· Fachbeitrag · Pflegefehler
Dekubitus: Nicht immer sicher beherrschbar
von RAin Henriette Nehse, armedis Rechtsanwälte, Hannover
| Das Auftreten eines Dekubitus kann nicht grundsätzlich dem Bereich zugeordnet werden, der vom Pflegeheim voll beherrscht werden kann. Dies gilt zumindest für Patienten mit bestimmten Risikofaktoren. |
Sachverhalt
Die Klägerin ist Ehefrau des verstorbenen Patienten. Dieser war im Seniorenzentrum der Beklagten untergebracht. Der adipöse Patient litt unter schwerer Demenz, einer insulinpflichtigen Diabetes mellitus, Hypertonie sowie einem Prostatakarzinom. Der Hausarzt wies die Beklagte wegen der Erkrankungen auf das Risiko eines Dekubitus hin. Die Beklagte bewertete zweimal das Dekubitus-Risiko. Da der Patient zu Anfang noch mobil war, kam sie zu dem Ergebnis, dass dieses zu anfangs „gering“ sei.

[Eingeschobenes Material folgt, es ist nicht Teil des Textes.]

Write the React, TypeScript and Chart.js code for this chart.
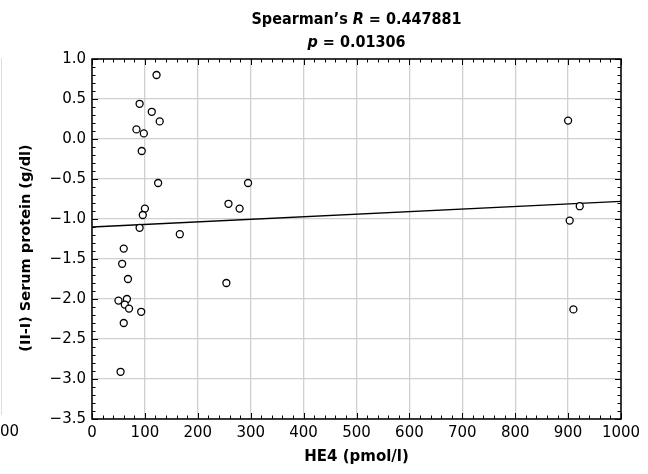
import React, { useEffect, useRef } from "react";
import { Chart, registerables } from "chart.js";

Chart.register(...registerables);

// HE4 (pmol/l) values
const heValues = [122, 90, 113, 128, 84, 98, 94, 125, 258, 279, 295, 100, 96, 90, 166, 60, 57, 68, 254, 50, 66, 62, 70, 93, 60, 54, 900, 922, 903, 910];
// (II-I) Serum protein (g/dl)
const proteinValues = [0.80, 0.44, 0.34, 0.22, 0.12, 0.07, -0.15, -0.55, -0.81, -0.87, -0.55, -0.87, -0.95, -1.11, -1.19, -1.37, -1.56, -1.75, -1.80, -2.02, -2.00, -2.07, -2.12, -2.16, -2.30, -2.91, 0.23, -0.84, -1.02, -2.13];
// regression line end points
const fitX = [0, 1000];
const fitY = [-1.10, -0.78];

const xMin = 0, xMax = 1000, xStep = 100, xMinor = 20;
const yMin = -3.5, yMax = 1.0, yStep = 0.5, yMinor = 0.1;

const titleLine1 = ["Spearman\u2019s ", "R", " = 0.447881"];
const titleLine2 = ["p", " = 0.01306"];
const xTitle = "HE4 (pmol/l)";
const yTitle = "(II-I) Serum protein (g/dl)";
const neighbourLabel = "00";

const FONT = '"DejaVu Sans", sans-serif';
const TFONT = '"DejaVu Sans Condensed", "DejaVu Sans", sans-serif';

const decorPlugin = {
  id: "decor",
  afterDatasetsDraw(chart: any) {
    const { ctx, chartArea: a, scales } = chart;
    const xs = scales.x, ys = scales.y;
    ctx.save();
    ctx.strokeStyle = "#000";
    ctx.lineWidth = 1;
    ctx.beginPath();
    for (let i = 0; i <= Math.round((xMax - xMin) / xMinor); i++) {
      const v = xMin + i * xMinor;
      const major = Math.abs(v % xStep) < 1e-6;
      const len = major ? 6 : 3.5;
      const px = Math.round(xs.getPixelForValue(v)) + 0.5;
      ctx.moveTo(px, a.bottom);
      ctx.lineTo(px, a.bottom - len);
      ctx.moveTo(px, a.top);
      ctx.lineTo(px, a.top + len);
    }
    for (let i = 0; i <= Math.round((yMax - yMin) / yMinor); i++) {
      const v = yMin + i * yMinor;
      const r = Math.abs(Math.round(v / yStep) * yStep - v) < 1e-6;
      const len = r ? 6 : 3.5;
      const py = Math.round(ys.getPixelForValue(v)) + 0.5;
      ctx.moveTo(a.left, py);
      ctx.lineTo(a.left + len, py);
      ctx.moveTo(a.right, py);
      ctx.lineTo(a.right - len, py);
    }
    ctx.stroke();
    ctx.lineWidth = 1.5;
    ctx.strokeRect(a.left, a.top, a.right - a.left, a.bottom - a.top);
    ctx.restore();
  },
  afterDraw(chart: any) {
    const { ctx, chartArea: a } = chart;
    ctx.save();
    ctx.fillStyle = "#000";
    ctx.textBaseline = "alphabetic";
    const cx = (a.left + a.right) / 2;
    const drawMixed = (parts: string[], italicIdx: number[], y: number) => {
      const normal = `bold 16px ${TFONT}`;
      const ital = `italic bold 16px ${TFONT}`;
      let w = 0;
      parts.forEach((p, i) => {
        ctx.font = italicIdx.includes(i) ? ital : normal;
        w += ctx.measureText(p).width;
      });
      let x = cx - w / 2;
      ctx.textAlign = "left";
      parts.forEach((p, i) => {
        ctx.font = italicIdx.includes(i) ? ital : normal;
        ctx.fillText(p, x, y);
        x += ctx.measureText(p).width;
      });
    };
    drawMixed(titleLine1, [1], 24);
    drawMixed(titleLine2, [0], 47);
    ctx.font = `bold 15px ${FONT}`;
    ctx.textAlign = "center";
    ctx.textBaseline = "middle";
    ctx.fillText(xTitle, cx, 457);
    ctx.save();
    ctx.translate(26, 248);
    ctx.rotate(-Math.PI / 2);
    ctx.font = `bold 14.5px ${FONT}`;
    ctx.fillText(yTitle, 0, 0);
    ctx.restore();
    ctx.strokeStyle = "#dedede";
    ctx.lineWidth = 1;
    ctx.beginPath();
    ctx.moveTo(1.5, 58);
    ctx.lineTo(1.5, 415);
    ctx.stroke();
    ctx.font = `15px ${FONT}`;
    ctx.textAlign = "right";
    ctx.fillStyle = "#000";
    ctx.fillText(neighbourLabel, 19, 432);
    ctx.restore();
  },
};

export default function App() {
  const ref = useRef<HTMLCanvasElement>(null);
  useEffect(() => {
    if (!ref.current) return;
    const points = heValues.map((x, i) => ({ x, y: proteinValues[i] }));
    const fit = fitX.map((x, i) => ({ x, y: fitY[i] }));
    const chart = new Chart(ref.current, {
      type: "scatter",
      data: {
        datasets: [
          {
            data: fit,
            showLine: true,
            borderColor: "#000",
            borderWidth: 1.3,
            pointRadius: 0,
            order: 2,
          } as any,
          {
            data: points,
            pointStyle: "circle",
            pointRadius: 3.5,
            borderWidth: 1.3,
            borderColor: "#000",
            backgroundColor: "#fff",
            order: 1,
          },
        ],
      },
      options: {
        animation: false,
        responsive: false,
        devicePixelRatio: 1,
        layout: { padding: { left: 0, right: 27, top: 59, bottom: 0 } },
        plugins: { legend: { display: false }, tooltip: { enabled: false }, title: { display: false } },
        scales: {
          x: {
            type: "linear",
            min: xMin,
            max: xMax,
            afterFit: (s: any) => { s.height = 55; },
            ticks: {
              stepSize: xStep,
              color: "#000",
              padding: 5,
              font: { family: FONT, size: 15 },
              maxRotation: 0,
              callback: (v: any) => String(v),
            },
            grid: { color: "#d0d0d0", lineWidth: 1.3, drawTicks: false },
            border: { display: false },
          },
          y: {
            type: "linear",
            min: yMin,
            max: yMax,
            afterFit: (s: any) => { s.width = 92; },
            ticks: {
              stepSize: yStep,
              color: "#000",
              padding: 6,
              font: { family: FONT, size: 15 },
              callback: (v: any) => Number(v).toFixed(1).replace("-", "\u2212"),
            },
            grid: { color: "#d0d0d0", lineWidth: 1.3, drawTicks: false },
            border: { display: false },
          },
        },
      },
      plugins: [decorPlugin],
    });
    return () => chart.destroy();
  }, []);
  return (
    <div style={{ position: "fixed", left: 0, top: 0, width: 648, height: 474, background: "#fff" }}>
      <canvas ref={ref} width={648} height={474} style={{ width: 648, height: 474, display: "block" }} />
    </div>
  );
}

Nachdem der Patient zwei Tage lang im Bett verbracht hatte, stellte das Pflegepersonal am 27.2.11 einen 3 x 3 cm großen Hautdefekt am Gesäß des Patienten fest. Sodann eingeleitete Lagerungsmaßnahmen konnten eine Ausdehnung des Wundzustands nicht verhindern. Am 28.2.11 wurde im Krankenhaus der Dekubitus operativ versorgt. Der Patient wurde anschließend mit fortbestehendem Dekubitus in das Heim der Beklagten zurückverlegt. Trotz pflegerischer Maßnahmen musste er in der Folgezeit wegen neuer Infektionen bei Dekubitus wieder im Krankenhaus behandelt werden. Am 19.4.11 erfolgte die Zurückverlegung in das Heim der Beklagten, wo er am selben Tag verstarb. Die Klage der Ehefrau auf Schadenersatz und Schmerzensgeld blieb ohne Erfolg.
Entscheidungsgründe und Relevanz für die Praxis
Das OLG Hamm (9.9.15, I-3 U 60/14, Abruf-Nr. 146353) stellt fest, dass gegen Pflegestandards verstoßen wurde. Mit Eintritt der Bettlägerigkeit des Patienten sei keine eine Neubewertung des Dekubitusrisikos vorgenommen und in deren Konsequenz Lagerungsmaßnahmen ergriffen worden.
Allerdings ‒ so das OLG ‒ habe die Klägerin nicht bewiesen, dass auch rechtzeitige Lagerungsmaßnahmen den Dekubitus mit Gewissheit verhindert hätten. Das Gericht folgte dem Ergebnis des Sachverständigengutachtens. Danach lässt sich ein Dekubitus auch durch eine ordnungsgemäße Lagerung nicht immer vermeiden. Zumindest nicht bei Patienten mit schwerer Demenz. Hier kam neben der schweren Demenz als weiterer Risikofaktor auch das Prostatakarzinom hinzu.
Für die Ursächlichkeit zwischen den unterlassenen Lagerungsmaßnahme und dem Dekubitus greift zugunsten der Klägerin keine Beweislastumkehr ein. Denn der hier festgestellte Pflegefehler können nicht als grob bewertet werden. Das Gericht stellte insbesondere fest, dass die Entwicklung des Dekubitus für das Pflegepersonal nicht zu einem früheren Zeitpunkt erkennbar gewesen sei. Ein solcher könne sich innerhalb nur weniger Stunden entwickeln.